------ Material ------

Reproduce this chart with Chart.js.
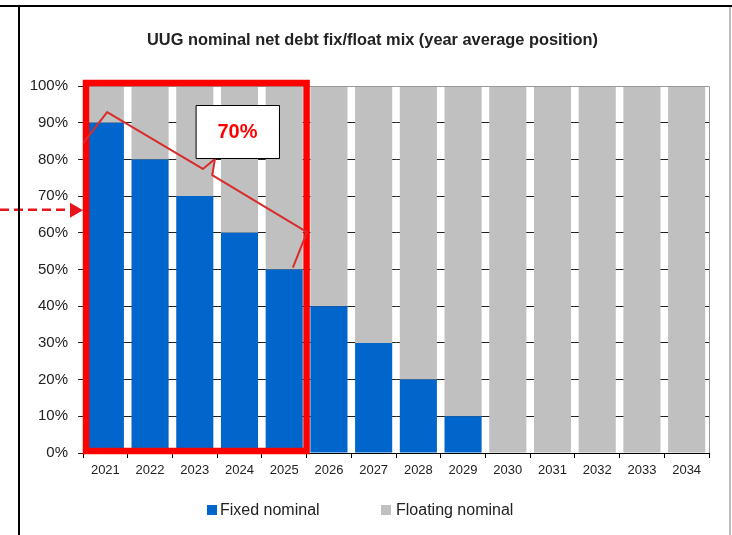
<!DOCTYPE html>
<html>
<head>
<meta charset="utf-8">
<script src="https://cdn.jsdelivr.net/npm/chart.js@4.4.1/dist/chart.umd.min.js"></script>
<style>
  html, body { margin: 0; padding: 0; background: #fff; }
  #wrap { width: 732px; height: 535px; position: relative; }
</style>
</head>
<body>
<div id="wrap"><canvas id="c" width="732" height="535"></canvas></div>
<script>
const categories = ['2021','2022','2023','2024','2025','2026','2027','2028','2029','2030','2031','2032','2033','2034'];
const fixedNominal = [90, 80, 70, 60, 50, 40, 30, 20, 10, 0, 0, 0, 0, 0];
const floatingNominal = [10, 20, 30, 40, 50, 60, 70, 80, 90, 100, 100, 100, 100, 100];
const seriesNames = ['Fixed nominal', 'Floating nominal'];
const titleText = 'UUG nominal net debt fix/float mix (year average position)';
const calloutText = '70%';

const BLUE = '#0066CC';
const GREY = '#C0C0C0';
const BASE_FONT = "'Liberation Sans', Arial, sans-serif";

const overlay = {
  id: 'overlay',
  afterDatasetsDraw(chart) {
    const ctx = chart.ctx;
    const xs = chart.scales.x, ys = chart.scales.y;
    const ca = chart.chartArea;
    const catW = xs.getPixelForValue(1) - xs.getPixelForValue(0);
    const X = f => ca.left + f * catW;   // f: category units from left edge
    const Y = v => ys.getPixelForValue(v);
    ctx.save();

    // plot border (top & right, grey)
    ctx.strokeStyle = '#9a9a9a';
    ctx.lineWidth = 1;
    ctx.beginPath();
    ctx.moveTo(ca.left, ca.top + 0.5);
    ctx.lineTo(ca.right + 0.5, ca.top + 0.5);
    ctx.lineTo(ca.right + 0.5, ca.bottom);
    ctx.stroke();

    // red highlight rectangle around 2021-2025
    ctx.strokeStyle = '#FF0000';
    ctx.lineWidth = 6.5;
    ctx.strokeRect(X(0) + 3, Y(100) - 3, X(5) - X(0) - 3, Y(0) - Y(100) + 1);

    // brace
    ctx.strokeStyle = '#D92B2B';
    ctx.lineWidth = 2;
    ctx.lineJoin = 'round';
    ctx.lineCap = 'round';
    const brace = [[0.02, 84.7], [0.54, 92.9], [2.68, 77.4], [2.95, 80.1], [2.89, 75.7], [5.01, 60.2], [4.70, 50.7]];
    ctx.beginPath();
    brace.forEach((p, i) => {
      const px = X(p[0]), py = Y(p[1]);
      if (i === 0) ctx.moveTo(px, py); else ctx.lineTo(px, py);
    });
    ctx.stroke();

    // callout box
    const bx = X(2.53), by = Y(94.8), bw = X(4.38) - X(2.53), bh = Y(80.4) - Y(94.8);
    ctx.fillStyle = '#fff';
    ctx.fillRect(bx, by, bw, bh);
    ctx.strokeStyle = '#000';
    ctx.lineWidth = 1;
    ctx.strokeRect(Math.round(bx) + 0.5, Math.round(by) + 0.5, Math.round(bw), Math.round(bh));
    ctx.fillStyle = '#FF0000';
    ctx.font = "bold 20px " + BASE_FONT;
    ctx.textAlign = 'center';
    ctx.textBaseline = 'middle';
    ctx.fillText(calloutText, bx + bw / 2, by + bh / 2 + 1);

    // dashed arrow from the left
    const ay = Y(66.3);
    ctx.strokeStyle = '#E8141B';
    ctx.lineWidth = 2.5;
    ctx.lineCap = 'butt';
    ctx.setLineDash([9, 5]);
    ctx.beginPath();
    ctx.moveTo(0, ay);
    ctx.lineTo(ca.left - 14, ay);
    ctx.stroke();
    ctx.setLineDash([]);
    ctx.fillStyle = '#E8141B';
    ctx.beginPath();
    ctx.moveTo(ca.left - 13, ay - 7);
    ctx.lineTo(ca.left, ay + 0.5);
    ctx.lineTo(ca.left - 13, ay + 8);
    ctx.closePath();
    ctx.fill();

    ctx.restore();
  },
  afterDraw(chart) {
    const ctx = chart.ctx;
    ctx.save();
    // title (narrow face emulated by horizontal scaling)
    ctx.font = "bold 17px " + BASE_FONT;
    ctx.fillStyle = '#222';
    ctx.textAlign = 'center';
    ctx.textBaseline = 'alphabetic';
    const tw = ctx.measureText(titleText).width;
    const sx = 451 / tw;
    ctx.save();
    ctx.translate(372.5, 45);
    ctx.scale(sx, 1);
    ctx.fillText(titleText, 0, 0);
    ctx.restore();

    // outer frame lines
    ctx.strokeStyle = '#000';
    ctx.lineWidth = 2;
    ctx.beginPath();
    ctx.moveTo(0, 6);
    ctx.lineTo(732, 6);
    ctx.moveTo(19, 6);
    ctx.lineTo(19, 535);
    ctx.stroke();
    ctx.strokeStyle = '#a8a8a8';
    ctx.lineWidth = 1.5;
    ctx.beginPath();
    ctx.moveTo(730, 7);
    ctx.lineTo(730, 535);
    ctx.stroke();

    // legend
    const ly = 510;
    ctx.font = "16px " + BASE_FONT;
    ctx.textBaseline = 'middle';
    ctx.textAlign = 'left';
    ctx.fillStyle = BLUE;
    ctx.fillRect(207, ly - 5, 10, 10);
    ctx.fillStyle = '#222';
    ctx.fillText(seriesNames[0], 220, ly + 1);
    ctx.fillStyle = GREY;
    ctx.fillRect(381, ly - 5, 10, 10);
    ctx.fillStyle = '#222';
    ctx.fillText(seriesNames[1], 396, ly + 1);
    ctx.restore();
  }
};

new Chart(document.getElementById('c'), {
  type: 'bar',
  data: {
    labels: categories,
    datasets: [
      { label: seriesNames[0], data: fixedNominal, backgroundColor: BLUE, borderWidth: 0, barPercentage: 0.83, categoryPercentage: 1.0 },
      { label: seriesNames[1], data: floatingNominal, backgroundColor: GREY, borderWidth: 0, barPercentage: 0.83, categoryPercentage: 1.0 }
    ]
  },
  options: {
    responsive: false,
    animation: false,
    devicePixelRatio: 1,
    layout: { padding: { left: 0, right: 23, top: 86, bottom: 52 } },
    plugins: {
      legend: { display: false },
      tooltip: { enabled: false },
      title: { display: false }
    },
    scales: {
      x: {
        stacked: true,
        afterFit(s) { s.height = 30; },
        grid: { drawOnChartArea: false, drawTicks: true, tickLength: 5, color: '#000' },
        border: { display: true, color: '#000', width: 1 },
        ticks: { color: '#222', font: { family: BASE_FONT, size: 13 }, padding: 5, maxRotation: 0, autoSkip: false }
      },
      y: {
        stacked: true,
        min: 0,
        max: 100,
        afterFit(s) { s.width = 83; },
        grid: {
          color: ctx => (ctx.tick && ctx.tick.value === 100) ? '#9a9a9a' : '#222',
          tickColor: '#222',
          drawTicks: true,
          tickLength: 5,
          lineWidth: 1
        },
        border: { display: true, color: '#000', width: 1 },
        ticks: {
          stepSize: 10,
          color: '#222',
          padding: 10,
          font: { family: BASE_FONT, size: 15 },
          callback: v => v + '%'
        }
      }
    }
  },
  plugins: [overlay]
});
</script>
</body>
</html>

------

## To be done
Reproduce all of the material above word for word. Omit the pictures.

## Solution
Reproduce this chart with Chart.js.
<!DOCTYPE html>
<html>
<head>
<meta charset="utf-8">
<script src="https://cdn.jsdelivr.net/npm/chart.js@4.4.1/dist/chart.umd.min.js"></script>
<style>
  html, body { margin: 0; padding: 0; background: #fff; }
  #wrap { width: 732px; height: 535px; position: relative; }
</style>
</head>
<body>
<div id="wrap"><canvas id="c" width="732" height="535"></canvas></div>
<script>
const categories = ['2021','2022','2023','2024','2025','2026','2027','2028','2029','2030','2031','2032','2033','2034'];
const fixedNominal = [90, 80, 70, 60, 50, 40, 30, 20, 10, 0, 0, 0, 0, 0];
const floatingNominal = [10, 20, 30, 40, 50, 60, 70, 80, 90, 100, 100, 100, 100, 100];
const seriesNames = ['Fixed nominal', 'Floating nominal'];
const titleText = 'UUG nominal net debt fix/float mix (year average position)';
const calloutText = '70%';

const BLUE = '#0066CC';
const GREY = '#C0C0C0';
const BASE_FONT = "'Liberation Sans', Arial, sans-serif";

const overlay = {
  id: 'overlay',
  afterDatasetsDraw(chart) {
    const ctx = chart.ctx;
    const xs = chart.scales.x, ys = chart.scales.y;
    const ca = chart.chartArea;
    const catW = xs.getPixelForValue(1) - xs.getPixelForValue(0);
    const X = f => ca.left + f * catW;   // f: category units from left edge
    const Y = v => ys.getPixelForValue(v);
    ctx.save();

    // plot border (top & right, grey)
    ctx.strokeStyle = '#9a9a9a';
    ctx.lineWidth = 1;
    ctx.beginPath();
    ctx.moveTo(ca.left, ca.top + 0.5);
    ctx.lineTo(ca.right + 0.5, ca.top + 0.5);
    ctx.lineTo(ca.right + 0.5, ca.bottom);
    ctx.stroke();

    // red highlight rectangle around 2021-2025
    ctx.strokeStyle = '#FF0000';
    ctx.lineWidth = 6.5;
    ctx.strokeRect(X(0) + 3, Y(100) - 3, X(5) - X(0) - 3, Y(0) - Y(100) + 1);

    // brace
    ctx.strokeStyle = '#D92B2B';
    ctx.lineWidth = 2;
    ctx.lineJoin = 'round';
    ctx.lineCap = 'round';
    const brace = [[0.02, 84.7], [0.54, 92.9], [2.68, 77.4], [2.95, 80.1], [2.89, 75.7], [5.01, 60.2], [4.70, 50.7]];
    ctx.beginPath();
    brace.forEach((p, i) => {
      const px = X(p[0]), py = Y(p[1]);
      if (i === 0) ctx.moveTo(px, py); else ctx.lineTo(px, py);
    });
    ctx.stroke();

    // callout box
    const bx = X(2.53), by = Y(94.8), bw = X(4.38) - X(2.53), bh = Y(80.4) - Y(94.8);
    ctx.fillStyle = '#fff';
    ctx.fillRect(bx, by, bw, bh);
    ctx.strokeStyle = '#000';
    ctx.lineWidth = 1;
    ctx.strokeRect(Math.round(bx) + 0.5, Math.round(by) + 0.5, Math.round(bw), Math.round(bh));
    ctx.fillStyle = '#FF0000';
    ctx.font = "bold 20px " + BASE_FONT;
    ctx.textAlign = 'center';
    ctx.textBaseline = 'middle';
    ctx.fillText(calloutText, bx + bw / 2, by + bh / 2 + 1);

    // dashed arrow from the left
    const ay = Y(66.3);
    ctx.strokeStyle = '#E8141B';
    ctx.lineWidth = 2.5;
    ctx.lineCap = 'butt';
    ctx.setLineDash([9, 5]);
    ctx.beginPath();
    ctx.moveTo(0, ay);
    ctx.lineTo(ca.left - 14, ay);
    ctx.stroke();
    ctx.setLineDash([]);
    ctx.fillStyle = '#E8141B';
    ctx.beginPath();
    ctx.moveTo(ca.left - 13, ay - 7);
    ctx.lineTo(ca.left, ay + 0.5);
    ctx.lineTo(ca.left - 13, ay + 8);
    ctx.closePath();
    ctx.fill();

    ctx.restore();
  },
  afterDraw(chart) {
    const ctx = chart.ctx;
    ctx.save();
    // title (narrow face emulated by horizontal scaling)
    ctx.font = "bold 17px " + BASE_FONT;
    ctx.fillStyle = '#222';
    ctx.textAlign = 'center';
    ctx.textBaseline = 'alphabetic';
    const tw = ctx.measureText(titleText).width;
    const sx = 451 / tw;
    ctx.save();
    ctx.translate(372.5, 45);
    ctx.scale(sx, 1);
    ctx.fillText(titleText, 0, 0);
    ctx.restore();

    // outer frame lines
    ctx.strokeStyle = '#000';
    ctx.lineWidth = 2;
    ctx.beginPath();
    ctx.moveTo(0, 6);
    ctx.lineTo(732, 6);
    ctx.moveTo(19, 6);
    ctx.lineTo(19, 535);
    ctx.stroke();
    ctx.strokeStyle = '#a8a8a8';
    ctx.lineWidth = 1.5;
    ctx.beginPath();
    ctx.moveTo(730, 7);
    ctx.lineTo(730, 535);
    ctx.stroke();

    // legend
    const ly = 510;
    ctx.font = "16px " + BASE_FONT;
    ctx.textBaseline = 'middle';
    ctx.textAlign = 'left';
    ctx.fillStyle = BLUE;
    ctx.fillRect(207, ly - 5, 10, 10);
    ctx.fillStyle = '#222';
    ctx.fillText(seriesNames[0], 220, ly + 1);
    ctx.fillStyle = GREY;
    ctx.fillRect(381, ly - 5, 10, 10);
    ctx.fillStyle = '#222';
    ctx.fillText(seriesNames[1], 396, ly + 1);
    ctx.restore();
  }
};

new Chart(document.getElementById('c'), {
  type: 'bar',
  data: {
    labels: categories,
    datasets: [
      { label: seriesNames[0], data: fixedNominal, backgroundColor: BLUE, borderWidth: 0, barPercentage: 0.83, categoryPercentage: 1.0 },
      { label: seriesNames[1], data: floatingNominal, backgroundColor: GREY, borderWidth: 0, barPercentage: 0.83, categoryPercentage: 1.0 }
    ]
  },
  options: {
    responsive: false,
    animation: false,
    devicePixelRatio: 1,
    layout: { padding: { left: 0, right: 23, top: 86, bottom: 52 } },
    plugins: {
      legend: { display: false },
      tooltip: { enabled: false },
      title: { display: false }
    },
    scales: {
      x: {
        stacked: true,
        afterFit(s) { s.height = 30; },
        grid: { drawOnChartArea: false, drawTicks: true, tickLength: 5, color: '#000' },
        border: { display: true, color: '#000', width: 1 },
        ticks: { color: '#222', font: { family: BASE_FONT, size: 13 }, padding: 5, maxRotation: 0, autoSkip: false }
      },
      y: {
        stacked: true,
        min: 0,
        max: 100,
        afterFit(s) { s.width = 83; },
        grid: {
          color: ctx => (ctx.tick && ctx.tick.value === 100) ? '#9a9a9a' : '#222',
          tickColor: '#222',
          drawTicks: true,
          tickLength: 5,
          lineWidth: 1
        },
        border: { display: true, color: '#000', width: 1 },
        ticks: {
          stepSize: 10,
          color: '#222',
          padding: 10,
          font: { family: BASE_FONT, size: 15 },
          callback: v => v + '%'
        }
      }
    }
  },
  plugins: [overlay]
});
</script>
</body>
</html>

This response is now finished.